This
spectrum is calculated by applying a critical band analysis. The filters are
either Bark (see H. Hermansky, "Perceptual
linear predictive (PLP) analysis of speech", JASA, Vol. 87 1990) or Mel. The
dialog window enables the size of the signal window, the FFT order, the number
of bands, and their distribution to be adjusted.
After the application
of the critical band or Mel filters the spectral the user can apply a linear
prediction to get a PLP spectrum, or a liftering to
get a Mel cepstrally smoothed spectrum, or nothing.
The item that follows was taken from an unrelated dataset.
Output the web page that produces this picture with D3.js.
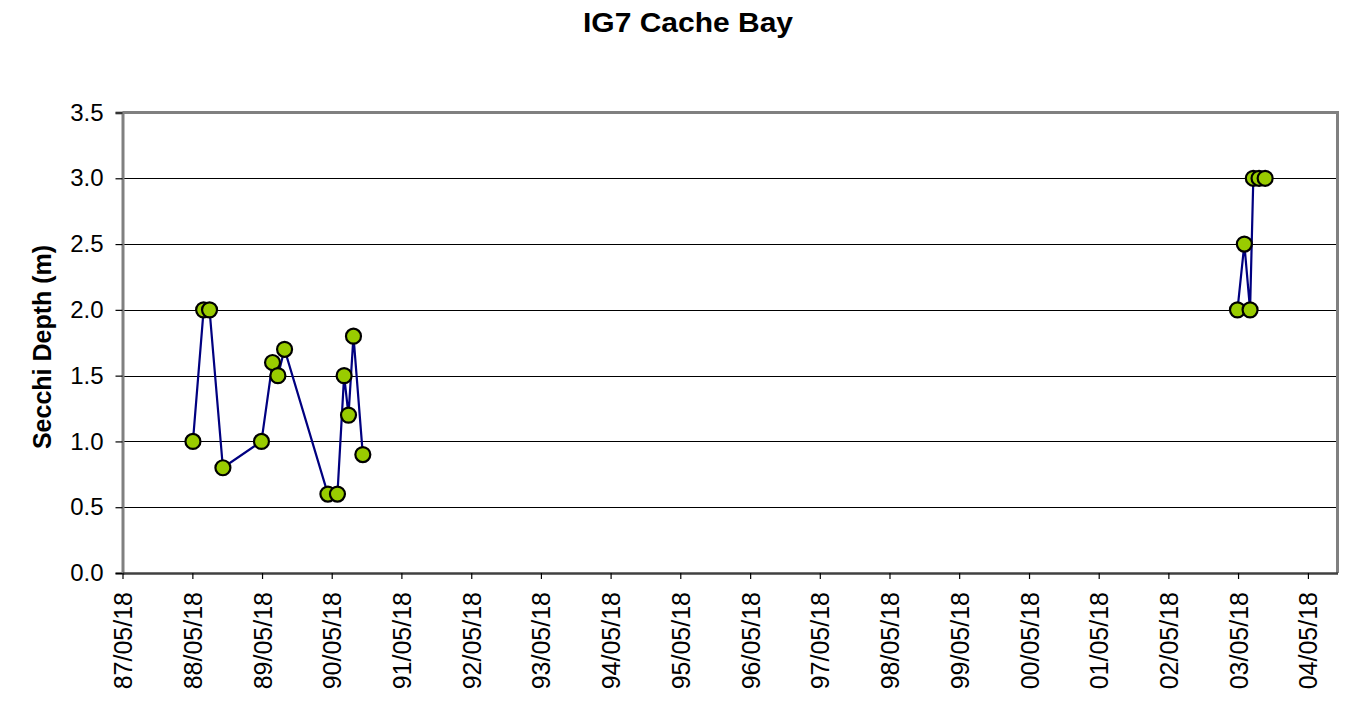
<!DOCTYPE html>
<html>
<head>
<meta charset="utf-8">
<script src="https://cdn.jsdelivr.net/npm/d3@7"></script>
<style>
  html, body { margin: 0; padding: 0; background: #fff; }
  svg { display: block; font-family: Arial, "Liberation Sans", sans-serif; }
</style>
</head>
<body>
<svg id="chart" width="1372" height="710"></svg>
<script>
// ---- data ----
const chartTitle = "IG7 Cache Bay";
const yTitle = "Secchi Depth (m)";

// first sampling period
const datesA = ["1988-05-21","1988-07-16","1988-08-16","1988-10-25","1989-05-15","1989-07-12",
                "1989-08-09","1989-09-13","1990-04-28","1990-06-17","1990-07-22","1990-08-14",
                "1990-09-09","1990-10-28"];
const depthA = [1.0, 2.0, 2.0, 0.8, 1.0, 1.6, 1.5, 1.7, 0.6, 0.6, 1.5, 1.2, 1.8, 0.9];

// second sampling period
const datesB = ["2003-05-15","2003-06-20","2003-07-20","2003-08-06","2003-09-05","2003-10-07"];
const depthB = [2.0, 2.5, 2.0, 3.0, 3.0, 3.0];

const xDomain = ["1987-05-18", "2004-10-20"];
const xTickDates = ["1987-05-18","1988-05-18","1989-05-18","1990-05-18","1991-05-18","1992-05-18",
  "1993-05-18","1994-05-18","1995-05-18","1996-05-18","1997-05-18","1998-05-18","1999-05-18",
  "2000-05-18","2001-05-18","2002-05-18","2003-05-18","2004-05-18"];
const yTicks = [0, 0.5, 1.0, 1.5, 2.0, 2.5, 3.0, 3.5];

// ---- layout ----
const svg = d3.select("#chart");
const pL = 122.5, pR = 1337.5, pT = 112.5, pB = 573;
const parse = d3.utcParse("%Y-%m-%d");
const fmt = d3.utcFormat("%y/%m/%d");

const x = d3.scaleUtc().domain(xDomain.map(parse)).range([pL, pR]);
const y = d3.scaleLinear().domain([0, 3.5]).range([pB, pT]);

// title
svg.append("text")
  .attr("x", 688).attr("y", 32)
  .attr("text-anchor", "middle")
  .attr("font-size", 28).attr("font-weight", "bold")
  .attr("textLength", 210).attr("lengthAdjust", "spacingAndGlyphs")
  .attr("fill", "#000")
  .text(chartTitle);

// gridlines
svg.append("g")
  .selectAll("line")
  .data(yTicks.filter(v => v > 0 && v < 3.5))
  .join("line")
  .attr("x1", pL).attr("x2", pR)
  .attr("y1", d => Math.round(y(d)) + 0.5).attr("y2", d => Math.round(y(d)) + 0.5)
  .attr("stroke", "#000").attr("stroke-width", 1.2);

// plot frame (top, right in gray)
svg.append("path")
  .attr("d", `M${pL},${pT}H${pR}V${pB}`)
  .attr("fill", "none").attr("stroke", "#808080").attr("stroke-width", 3);

// y axis
const yAxis = d3.axisLeft(y).tickValues(yTicks).tickFormat(d3.format(".1f")).tickSize(7).tickPadding(12);
const gy = svg.append("g").attr("transform", `translate(${pL},0)`).call(yAxis);
gy.select(".domain").attr("stroke", "#808080").attr("stroke-width", 3);
gy.selectAll(".tick line").attr("stroke", "#000").attr("stroke-width", 1.2);
gy.selectAll(".tick text").attr("font-size", 24).attr("fill", "#000")
  .attr("font-family", "Arial, 'Liberation Sans', sans-serif");

// x axis
const xAxis = d3.axisBottom(x).tickValues(xTickDates.map(parse)).tickFormat(fmt).tickSize(6).tickSizeOuter(0);
const gx = svg.append("g").attr("transform", `translate(0,${pB})`).call(xAxis);
gx.select(".domain").attr("stroke", "#404040").attr("stroke-width", 2.5);
gx.selectAll(".tick line").attr("stroke", "#000").attr("stroke-width", 1.2);
gx.selectAll(".tick text")
  .attr("font-size", 25).attr("fill", "#000")
  .attr("font-family", "Arial, 'Liberation Sans', sans-serif")
  .attr("text-anchor", "end")
  .attr("x", -19).attr("y", 0).attr("dy", "0.36em")
  .attr("transform", "rotate(-90)");

// y title
svg.append("text")
  .attr("transform", "translate(51,347) rotate(-90)")
  .attr("text-anchor", "middle")
  .attr("font-size", 25).attr("font-weight", "bold")
  .attr("fill", "#000")
  .text(yTitle);

// series
const seriesList = [
  datesA.map((d, i) => ({ date: parse(d), v: depthA[i] })),
  datesB.map((d, i) => ({ date: parse(d), v: depthB[i] }))
];
const line = d3.line().x(d => x(d.date)).y(d => y(d.v));

seriesList.forEach(s => {
  svg.append("path").datum(s)
    .attr("d", line)
    .attr("fill", "none").attr("stroke", "#000080").attr("stroke-width", 2.2);
});
seriesList.forEach(s => {
  svg.append("g").selectAll("circle").data(s).join("circle")
    .attr("cx", d => x(d.date)).attr("cy", d => y(d.v))
    .attr("r", 7.5)
    .attr("fill", "#99CC00").attr("stroke", "#000").attr("stroke-width", 2.2);
});
</script>
</body>
</html>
In the latter case the spectrum displayed is only the result of the critical
band filtering.
In the case
of the cepstral smoothing, a prior linear cepstral smoothing (before the application of critical band
filters to the spectrum) can be applied in order to remove the effect of the
fundamental frequency.
When the cepstrum liftering
is applied, WinSnoori displays the Mel cepstrally smoothed spectrum and not the Mel cepstral coefficients. This spectrum thus is not the data
fed into an automatic speech recognition system but gives a correct idea of the
spectral information used in ASR.
When the PLP is used the user can set the prediction order and activate the
intensity conversion, i.e. the application of .1/3 after the
application of the critical band filters.
The
distribution of bands can be linear in Hz "linear in frequency" to
display a spectrum or a spectrogram or linear in Bark or Mel (called "ASR
like"). The first choice should be used only with a reasonably high number
of points because too small a number of points gives rise to a very poor
representation in low frequencies and consequently display artefacts.
The dialog window checks the overall consistency of parameters.
Example: Here is the dialog window to apply a Mel cepstrum
analysis with 24 bands and 12 Mel coefficients. The spectrum displayed is not
the vector of the Mel coefficients but the Mel cepstrally
smoothed spectrum, i.e. a IDCT has been applied after
the DCT of the Mel cepstrum computation.